SMEs Don’t Understand Personal Guarantees

misunderstanding PGPersonal Guarantees Misunderstood

The provision of a personal guarantee (PG) is essential to limited company borrowing. All high street lenders will ask for a personal guarantee when lending to incorporated companies, it has been that way for many, many years.

The surprising thing about it is how little the SME owner knows about what a personal guarantee actually means. The FCA are starting to focus on how personal guarantees (PG) are enforced, the lack of awareness over what a PG means is partly behind this change of tact.

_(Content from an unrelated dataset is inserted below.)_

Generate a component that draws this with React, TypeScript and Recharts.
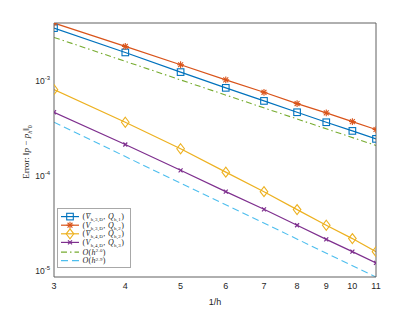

A recent survey of 510 SME owners undertaken by Wirefund showed some alarming misconceptions about PGs and what they actually commit the provider to. Let me expand on it by sharing some of the questions, responses and correct answers.

What Best Describes a Personal Guarantee?

Sometimes a business loan includes something called a personal guarantee. Which of the following, if any, best describes what that means?
  1. That a business owner/director will personally guarantee the money will be paid on time, to the best of their ability (21%)
  2. That a business owner/director will personally guarantee that if there is enough money in their business bank account, they will use it to pay back the loan (17%)
  3. That if a business owner/director fails to repay the loan, all business assets can be repossessed, but no personal assets will be (7%)
  4. That the bank will be able to repossess the personal assets business owners or directors if the business cannot pay back the loan (45%)
  5. None of the above 10%

The correct answer is ‘d’. Everything that is owned personally is at risk when a PG is called upon for payment. 55% of respondents had the wrong understanding of what the PG they had given was committing them to.

What assets do you think are commonly used to guarantee a standard business loan?
  1. However much cash there is in a business bank account (27%)
  2. All assets relating to the business (56%)
  3. Any personal assets belonging to a key person in the business (e.g. house, car) (39%)
  4. Other (1%)
  5. Don’t know (14%)

The correct answer is ‘c’. Any personal asset is covered by the PG. A staggering 61% of respondents got this one wrong. Bear in mind that respondents could answer more than one category, 83% thought the PG covered assets within the business when the primary purpose is to capture assets outside of the company.

When lending to SMEs, how commonly do you think high street banks require someone from the business to put their own assets down as collateral?
  1. Never (5%)
  2. Rarely (15%)
  3. Occasionally (34%)
  4. Regularly (37%)
  5. All the time (8%)

The correct answer is ‘e’, all the time.

What To Do About Giving a PG

The bottom line is that because a limited company can be wound up and when it fails it normally does so with few (if any) assets remaining then you can understand why a lender would want to take the PG. For many lenders having the PG in place means they have some leverage from which to negotiate a settlement or insist you remain committed to putting things right.

If you want to borrow then in all likelihood you will be providing a PG.

I am not suggesting that you don’t give a PG, it is pretty much a mandatory thing, just understand what it means and what risk it opens you up to. There is a lack of understanding over PGs so please check the agreement and always take good legal advice before signing anything.